With the departure of longtime defensive coordinator Mike Hankwitz, Pat Fitzgerald had a tough decision to make replacing the legend. Fitz knew before the season Hank was retiring, so he was not scrambling to make a hire. He landed on Jim O’Neil, a tenured NFL defensive coach who most recently coached defensive backs for the Las Vegas Raiders. O’Neil was a graduate assistant/defensive backs coach at NU from 2003-04, which is when he met Fitz.
While the reaction to his hiring from many Wildcat fans was mixed at best, citing his recent defenses’ less-than-inspiring performances, there is much more to learn about O’Neil’s time in the pros. To fully understand the new defensive coordinator for Northwestern, let’s take a look back at his coaching career.
Jets (2009, defensive quality control and defensive backs coach)

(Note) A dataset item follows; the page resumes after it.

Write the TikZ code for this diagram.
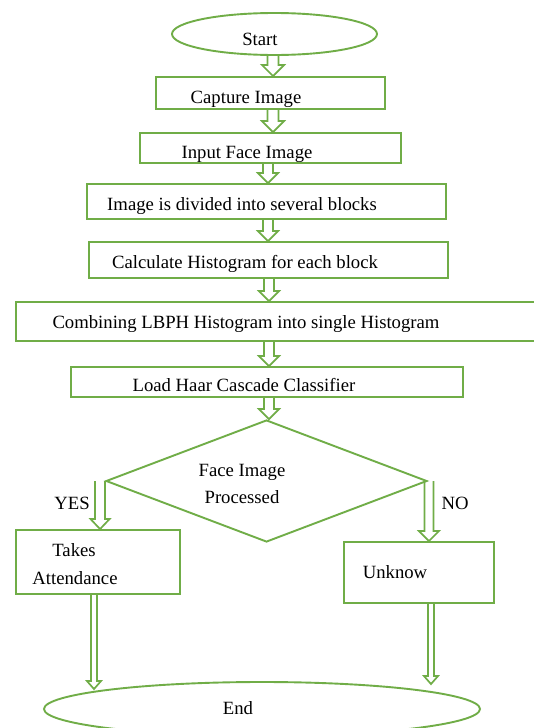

Arguably the best year of his time with the Jets, O’Neil helped New York rank first in yards allowed per game en route to an AFC Championship appearance. It’s questionable just how much influence he had, as head coach at the time Rex Ryan is known for his defensive schemes, but O’Neil was part of a team that was 29th in total pass yards allowed and 16th in net pass yards per attempt into one that ranked first in both of those categories. Also worth mentioning: Mark Sanchez was the quarterback of the 2009 Jets.
Jets (2010-2012, assistant defensive backs coach)
Though O’Neil took a lesser role for the remaining three years he was with the Jets, the defense remained solid. The Jets slightly regressed from their league-topping numbers in 2009 with a strong 2010 season that put them at sixth in total pass yards allowed and fourth in net passing yards per attempt. They kept up that trajectory in his final two years with the team, finishing fifth in total passing yards allowed and seventh in net passing yards per attempt in 2011, and second in total passing yards allowed and ninth in net passing yards per attempt in 2012.
Bills (2013, linebackers coach)
O’Neil stayed in the AFC East and signed with the Bills in 2013 as a linebackers coach following his stint with the Jets. There is limited information on his time in Buffalo, but in his one year there, opponents trampled the front seven: the Bills finished 28th in the NFL in both rushing attempts against and total rushing yards allowed while ranking 23rd in yards per carry allowed.
Browns (2014-2015, defensive coordinator)
O’Neil followed former Buffalo defensive coordinator Mike Pettine to Cleveland, this time taking over as Pettine’s DC. His defenses in Cleveland were mixed: they finished eighth in the NFL in pass yards allowed per game and fifth in net pass yards allowed per attempt in 2014 but last in the league in rushing yards allowed per game. 2015 was worse, as the once strong pass defense regressed to second to last in the NFL in net pass yards allowed per attempt. With his defensive woes, O’Neil faced lots of criticism from the media and seemingly threw his players under the bus by calling the NFL “an execution league.”
49ers (2016, defensive coordinator)
O’Neil took the same position in San Francisco in 2016, and his struggles followed him to the Bay Area. His defense ranked last in just about every rushing stat and at the bottom of the pack in most passing metrics. The Chip Kelly-led 49ers finished the year at 2-14, and O’Neil and the 49ers parted ways after just one season. In fairness, that entire operation was a nightmare and he wasn’t working with much.
Raiders (2018, senior defensive assistant)
After taking a year off, O’Neil returned to football as a senior defensive assistant for the Raiders. Oakland struggled without Khalil Mack and the ferocious front seven the it once had, finishing the season as one of the worst groups in the league.
Raiders (2019-2020, defensive backs coach)
O’Neil became Jon Gruden’s defensive backs coach in 2019. Not an especially talented room, the secondary did not fare well under his tutelage. The Raiders finished the 2019 and 2020 seasons in the bottom half of the league in passing yards allowed per game and net passing yards per attempt.
The most crucial thing to remember for Wildcats fans is how little we know about him as a college coach. Jim O’Neil has not coached at the NCAA level since 2008, well before modern principles of college defensive schemes were implemented at the Power Five level. Secondly, O’Neil will be able to help choose the players he gets to coach, meaning he will have more control over who he needs to fit the play types he wants to run.
But there’s also only so much autonomy he will have. It seems unreasonable to think O’Neil would have the same level of freedom that Hankwitz had. Pat Fitzgerald is here for ten more years, and as long as he’s in Evanston, he will certainly have influence over how games are called and what schemes are used, especially on defense.